しかし残念ながら、そのときは思いっきり上げそこねてしまいます。直木賞、ああ、しょせんは直木賞です。
で、山周賞をとった直後の平成2年/1990年6月、佐々木さんは『週刊文春』の「行くカネ来るカネ 私の体に通り過ぎたおカネ」に登場しました。『ベルリン飛行指令』で直木賞の候補になったときは、胃が痛むほどに緊張したが、『エトロフ発緊急電』で山周賞の候補になったときは、どうせ自分はとれっこないとまったく期待もしていなかった……みたいな文学賞のわくわく話につづいて、お金にまつわるインタビューに答えています。
佐々木さんがデビューしたのは昭和54年/1979年。直木賞では田中小実昌さんと阿刀田高さんが受賞したり、あるいは中山千夏・阿久悠・つかこうへいの「芸能三羽烏」が候補になってマスコミ陣が沸いたころのことです。佐々木さんが応募して受賞したオール讀物新人賞は、当時、賞金が20万円で、本田技研のサラリーマンだった佐々木さんには、ちょっとした臨時収入でした。賞金の使い道は、定価20万円ぐらいした平凡社の大百科事典、全33巻を、定価10万円ぐらいに負けてもらって買った、ということです。
処女作の『鉄騎兵、翔んだ』は単行本になって、初版はだいたい8000部。印税はおおよそ70万円ぐらいでしたが、合わせて映画化もされ、その原作料として70万円をもらったそうです。
夢がある業界だと思うか、大したことないなと感じるか。金銭感覚は人それぞれでしょうけど、佐々木さんは別に大金を手にしたという喜びもなく、ただそこから創作欲に取りつかれて会社をやめ、筆一本の生活に入ります。
当時、広告関係で付き合いのあったクライアントの社長に気に入られ、会社をやめて大変だろうからと、毎月10万円の顧問料をもらっていた、とのこと。家賃はそれより安いところに住んでいたので、あれはずいぶん助かった、と回想していますが、なんとも恵まれた作家人生のスタートと言っていいでしょう。
日本全体も、そこから経済はもりもり発展し、新人作家の初版部数も若干増えたりしながら、直木賞の賞金も第100回(昭和63年/1988年・下半期)から、50万円だったのが倍の100万円に。わあわあ、日本の出版文化はカネになるぜ、と絶頂期を迎えます。
いや。迎えた、と思ったんですが、このとき佐々木さんはこんな実感を吐露しています。傾聴いたしましょう。

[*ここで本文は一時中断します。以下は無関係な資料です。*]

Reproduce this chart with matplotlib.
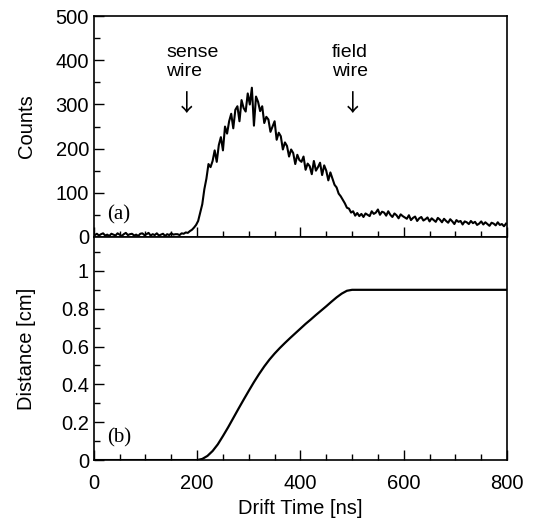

「文筆業をとりまく経済状況というのは、相対的によくないと思うな。『エトロフ発緊急電』が原稿用紙一千枚で、書いていた期間が五カ月なんですよね。取材もあるし、資料を読み込む時間もあるでしょう。それで初刷りが一万五千部。正直いってそれじゃ割が合わないですね、職業としては。幸い評判がよくて増刷になっているから、やっとこれで収支が合ってきたというところです。」(『週刊文春』平成2年/1990年6月21日号「行くカネ来るカネ 私の体を通り過ぎたおカネ 冒険小説のテーマは“二十世紀と日本人”「作品が翻訳されない日本のもの書きは不幸です」」より)
平成2年/1990年にして、この実感です。いわんや令和4年/2022年の作家の経済事情たるや。なかなか哀しいものがあります。
まあ、書いても書いても収支が揃わない作家たちに、一人でも多く職業的な物書きとして食いつないでいってほしい、という思いから直木賞が運営され、また山周賞も後を追っているわけです。そこは平仄が合っているのかもしれません。